NEW YORK — As the big-name designers start to show their spring collections this week, five newer names emerging on the city's fashion scene seem to be part of a "youthquake" that may shake up the Establishment.
"They wedged themselves into a corseted shape," Miguel Osuna says about New York's best-known designers, whose recent collections have been deemed somewhat staid by many pundits.
Instead, 35-year-old Osuna says he and his partner, David Norbury, 30, are styling "romantic fantasies." He points out an "Alice in Wonderland" dress with an Empire waistline from the Norbury and Osuna spring collection.
"We're doing a full, feminine, fresh look and lots of floral themes," he says. After five years in business, Norbury and Osuna are the old men among younger designers.
Marc Jacobs, a 23-year-old who is showing his second collection this season, says he styles classic shapes then "fluffs them up." The bride in his show will wear what he calls a "Freudian" slip-dress. It has a portrait of the father of psychoanalysis on the front.
Jacobs says the drawings of the late Austrian artist, Egon Schiele, inspired his printed slip-dresses.
"Schiele's women were erotic and sexy," he says. "Not the image of a woman in black leather, but a bit more naive."

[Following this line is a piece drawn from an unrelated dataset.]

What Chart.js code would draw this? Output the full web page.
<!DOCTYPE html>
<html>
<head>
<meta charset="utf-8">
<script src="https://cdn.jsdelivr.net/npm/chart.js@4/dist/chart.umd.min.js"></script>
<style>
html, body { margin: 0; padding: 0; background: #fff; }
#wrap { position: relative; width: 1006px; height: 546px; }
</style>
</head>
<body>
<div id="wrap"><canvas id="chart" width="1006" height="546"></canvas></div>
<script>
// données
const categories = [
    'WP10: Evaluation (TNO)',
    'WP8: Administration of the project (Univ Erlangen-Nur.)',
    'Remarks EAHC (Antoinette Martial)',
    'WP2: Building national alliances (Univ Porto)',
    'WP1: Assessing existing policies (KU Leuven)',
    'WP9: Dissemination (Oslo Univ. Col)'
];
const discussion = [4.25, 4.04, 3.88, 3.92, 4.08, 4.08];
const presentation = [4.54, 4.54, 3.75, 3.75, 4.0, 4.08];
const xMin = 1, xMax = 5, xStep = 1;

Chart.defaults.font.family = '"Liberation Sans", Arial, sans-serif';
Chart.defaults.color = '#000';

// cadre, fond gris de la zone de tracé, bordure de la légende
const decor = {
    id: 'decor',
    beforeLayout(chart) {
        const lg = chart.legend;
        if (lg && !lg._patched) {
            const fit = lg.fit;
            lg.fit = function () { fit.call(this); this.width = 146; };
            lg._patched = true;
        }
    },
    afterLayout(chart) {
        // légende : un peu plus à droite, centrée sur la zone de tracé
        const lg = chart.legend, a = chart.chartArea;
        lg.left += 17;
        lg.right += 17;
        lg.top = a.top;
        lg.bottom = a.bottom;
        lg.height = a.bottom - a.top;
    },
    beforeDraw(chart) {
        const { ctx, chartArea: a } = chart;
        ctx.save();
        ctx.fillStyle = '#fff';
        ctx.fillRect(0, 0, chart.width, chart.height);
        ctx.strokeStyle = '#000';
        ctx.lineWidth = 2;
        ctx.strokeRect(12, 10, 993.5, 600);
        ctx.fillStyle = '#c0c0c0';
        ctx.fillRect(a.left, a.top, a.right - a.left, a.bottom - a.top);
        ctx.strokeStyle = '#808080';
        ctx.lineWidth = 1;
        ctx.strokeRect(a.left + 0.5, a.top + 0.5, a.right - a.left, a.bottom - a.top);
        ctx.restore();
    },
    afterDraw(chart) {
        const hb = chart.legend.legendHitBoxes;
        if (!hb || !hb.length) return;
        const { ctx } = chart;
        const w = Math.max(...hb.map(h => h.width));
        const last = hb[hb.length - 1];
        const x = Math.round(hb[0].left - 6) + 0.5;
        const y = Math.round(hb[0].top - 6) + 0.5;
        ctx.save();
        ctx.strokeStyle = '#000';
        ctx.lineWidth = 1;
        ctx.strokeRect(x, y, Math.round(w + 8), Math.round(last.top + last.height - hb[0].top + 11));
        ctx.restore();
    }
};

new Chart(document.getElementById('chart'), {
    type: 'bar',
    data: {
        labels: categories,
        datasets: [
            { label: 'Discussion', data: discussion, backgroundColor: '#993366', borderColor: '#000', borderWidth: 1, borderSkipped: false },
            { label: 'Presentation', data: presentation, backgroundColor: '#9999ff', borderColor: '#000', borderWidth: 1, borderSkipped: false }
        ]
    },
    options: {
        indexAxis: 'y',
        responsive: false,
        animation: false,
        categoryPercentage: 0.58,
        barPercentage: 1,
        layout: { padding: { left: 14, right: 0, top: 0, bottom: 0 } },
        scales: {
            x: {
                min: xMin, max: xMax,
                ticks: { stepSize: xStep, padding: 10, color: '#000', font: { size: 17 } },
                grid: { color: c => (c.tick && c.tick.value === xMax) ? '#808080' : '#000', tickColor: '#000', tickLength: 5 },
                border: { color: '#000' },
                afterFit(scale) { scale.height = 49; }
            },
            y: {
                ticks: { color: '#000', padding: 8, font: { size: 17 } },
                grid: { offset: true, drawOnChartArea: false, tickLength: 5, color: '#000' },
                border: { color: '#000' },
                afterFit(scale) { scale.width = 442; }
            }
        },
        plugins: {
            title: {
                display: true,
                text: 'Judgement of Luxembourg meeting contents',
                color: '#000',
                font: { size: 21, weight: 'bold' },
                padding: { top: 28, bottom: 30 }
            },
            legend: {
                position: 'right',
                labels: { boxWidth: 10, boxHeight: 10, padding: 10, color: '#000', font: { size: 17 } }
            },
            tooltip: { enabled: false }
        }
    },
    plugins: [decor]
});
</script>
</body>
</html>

His anti-Establishment ideas of dressing aside, Jacobs says: "It's fine to have a young outlook, but women aren't going to wear just that. The youthfulness in my collection is in its sense of humor."
Isabel Toledo, 22, whose business is only three seasons old, says: "I like a balance. It makes for a good wardrobe." Among the more directional styles she will show for spring is a double-circle skirt she calls a "packing skirt" because it lies flat when not worn.
Angel Estrada, 28, has been designing for 2 1/2 years. His collection includes a group of "chic lunch suits, or rather, a spoof on them."
Of the youth boom, Estrada comments: "Maybe we're getting away from the chic '60s look everyone's been doing. Things move from one extreme to the next. The opposite of the sophisticated woman is a little girl."
Patricia Clyne, 31, will receive the Claire McCardell Rising Star Award from the Fashion Group on Monday. She has been in business four years.
"My clothes are mostly bought by women who work, so I've done lots of suits," she says.
Among her spring styles that she considers unusual, Clyne lists bustle skirts and bubble skirts. "I like to do different things that some people think are too eccentric," Clyne says.
"Who needs another Calvin Klein?" she says.